Fate is a communication tool which makes it possible to enhance the transparency and improve the collaboration between users and developers, but also between promotion people and downstream. It is not about forcing developers to track their work or hustling them into implementing features they don't want to do.

Infrastructure

There is a webclient (see openFATE) for KDE "users" (e.g. link it to the bugzilla accounts), to request and discuss requirements. Direct access to the database, e.g. with the KDE fat client, is given only to people with write access to KDE (=svn accounts).

Setup

The Fate products might be:

  1. KDE 4.3
  2. KDE 4.4
  3. Promotion
  4. Packaging
  5. Infrastructure
  6. ...

We might want to assign components (=applications in case of KDE x.x) to each of those products, in order to make it easier (automatically) to find the according maintainer (see below) to a feature. I don't think we'd need Milestones, do we?


There are the following actors defined:

  1. Requester: The person (or contact in case of a distribution) requesting the feature
  2. Maintainer: The maintainer of the application,... in question
  3. Developer: The ones doing the work
  4. Interested: People following the development of that feature
  5. QA Manager: A person checking the quality of the implementation
  6. Documentation Manager: The one who looks for documentation impacts and applies them

What about what in companies is called "Productmanagement"? I think we lack that a bit in KDE - people answering the question: "What features are needed to make KDE 4.3 a good, useful release?" In a company product manager role is responsible for the design of the product and thus its success in the market. We do not have that in the community because we can not really assign resources to jobs. How can we constructive cope with this situation? I think it would be a great start to create the PM-Role in the tool to simply keep them informed, I am sure that people active in KDE-Promo would be interested.

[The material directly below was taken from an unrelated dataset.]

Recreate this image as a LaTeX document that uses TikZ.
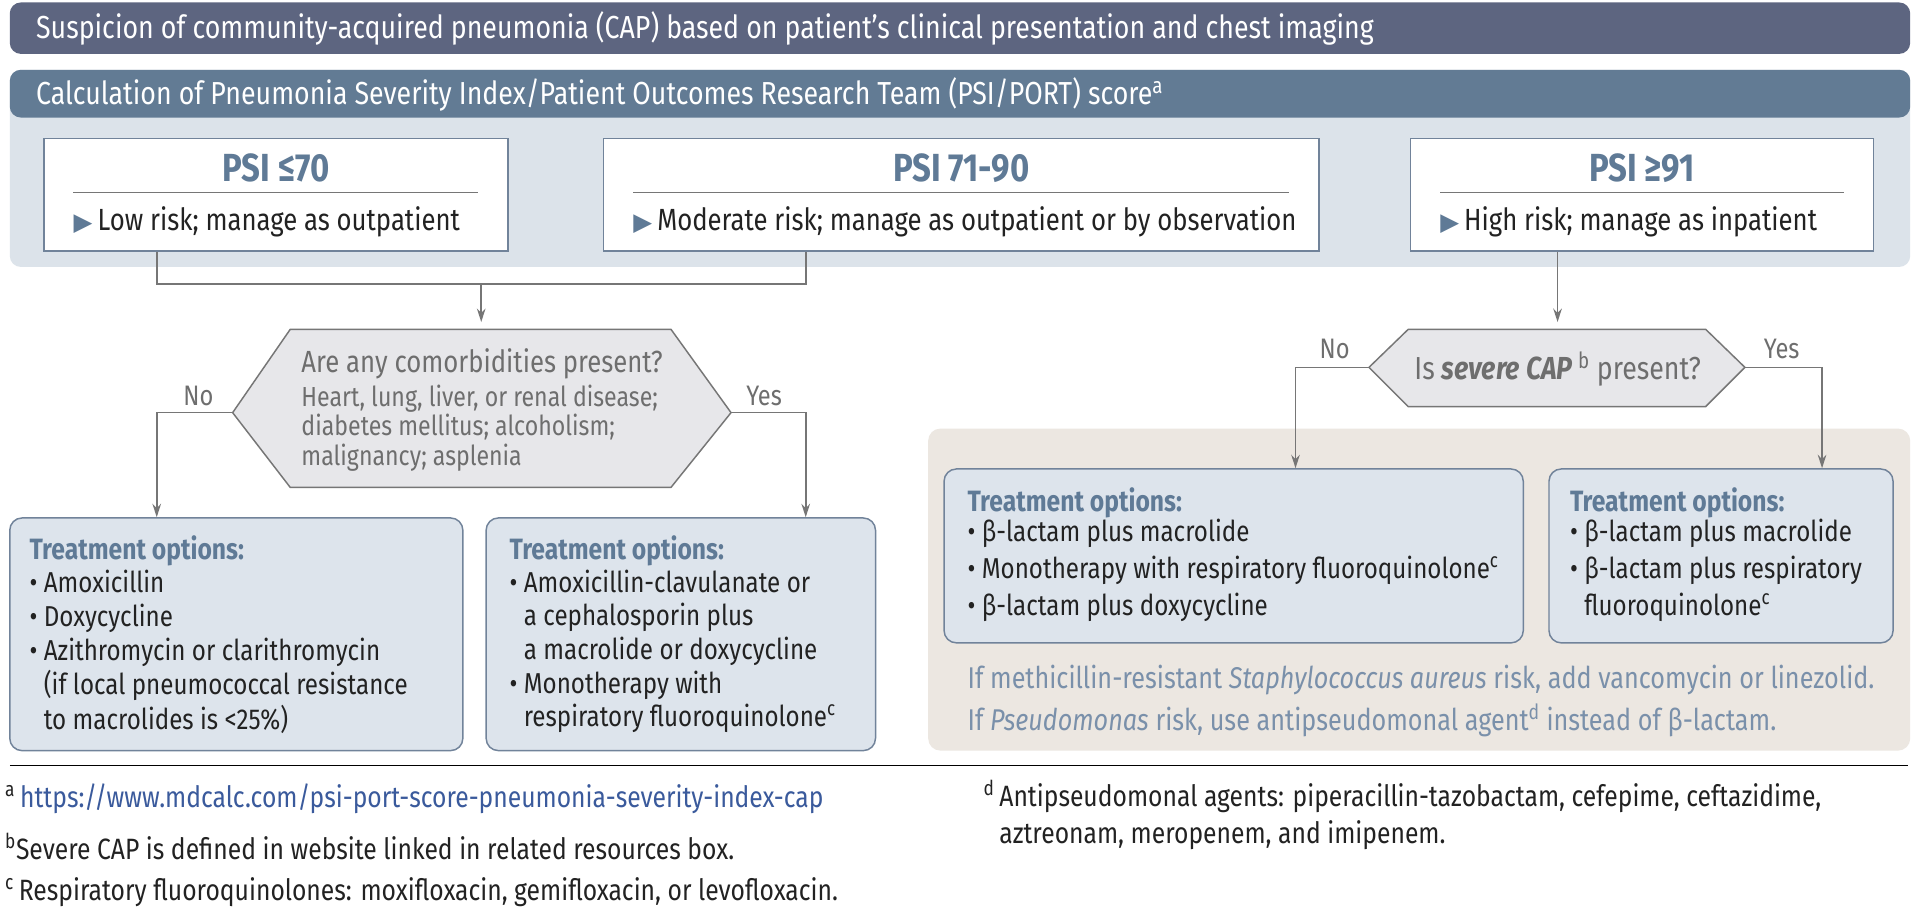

A feature is in one of the following states (per product):

  1. Unconfirmed: New features enter the system in state Unconfirmed. They have yet to be screened (for duplicates, nonsense, ...)
  2. New: A feature that has been screened gets the New state. At this stage, it is ensured that it's not a duplicate and a Maintainer should have been assigned.
  3. Accepted (or Queued or whatever): The Maintainer has decided that it's a valid request and it should be considered for implementation.
  4. Implementation: The request is being worked on.
  5. Done: It's done :)
  6. Duplicate: It's a duplicate of another feature
  7. Rejected: Rejected because ... (there's a field "reject reason", which tells details)


The stakeholder of a feature specifies where the request comes from. There would be a "Community" stakeholder for all requests from the community and one stakeholder per distribution, that wants to requests features for KDE. Maybe a stakeholder 'core team' would be also useful, for example for handling requests inside of the core group of KDE development.


A feature has a requester priority and a maintainer priority (again, for each product). Note that a feature usually has these values for more than one product. That reflects the the real world situation that a feature might be nice to have in version n but absolutely mandatory in n+1.


So, the concrete lifecycle of a feature is:

  1. A community member or a distribution contact enters the feature. It's in state Unconfirmed.
  2. The screening team or the according maintainer look for validity and set it to state New.
  3. Once it's decided if the feature should be done it's given the state Accepted.
  4. When the actual work on the feature is started by the developer(s), they set it to Implementation.
  5. When they are finished, they set it to Done.